Yossi Shiloach, Uzi Vishkin. An O(log n) Parallel Connectivity Algorithm. J. Algorithms, 1982: 57~67 -- One of my favorite papers. It would be interesting if you could do it in O((nlogn/k)/p) space with p processors in $k$ rounds where each round each processor is only allowed to read in O(n/p) of the edges.

Answer 4

Yet another non-answer: there are some papers on mapreduce-style algorithms operating on large graphs. The goal is to achieve per-machine space o(m) for dense graphs, but typically need O(n) space per machine.

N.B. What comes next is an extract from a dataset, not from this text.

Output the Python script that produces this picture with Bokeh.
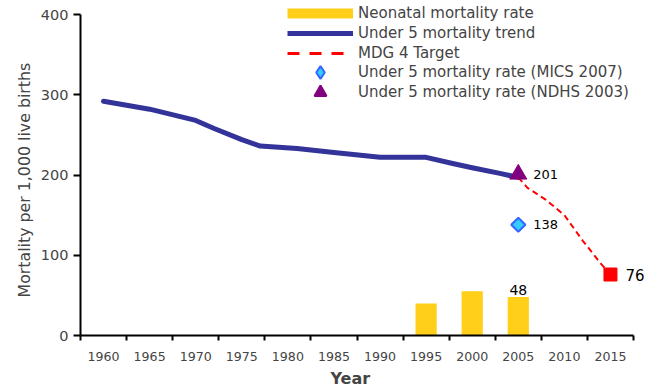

theory.stanford.edu/~sergei/papers/soda10-mrc.pdf http://theory.stanford.edu/~sergei/papers/spaa11-matchings.pdf

Answer 5

Also not an answer, but you can decide st-connectivity in $O(n\log n/ k)$ non-deterministic space with $k$ passes. Just guess the first $n/k$ nodes of an $st$ path and check that they are connected in the first round, then continue from the last of these $n/k$ vertices and check the next $n/k$ from the $st$ path and so on.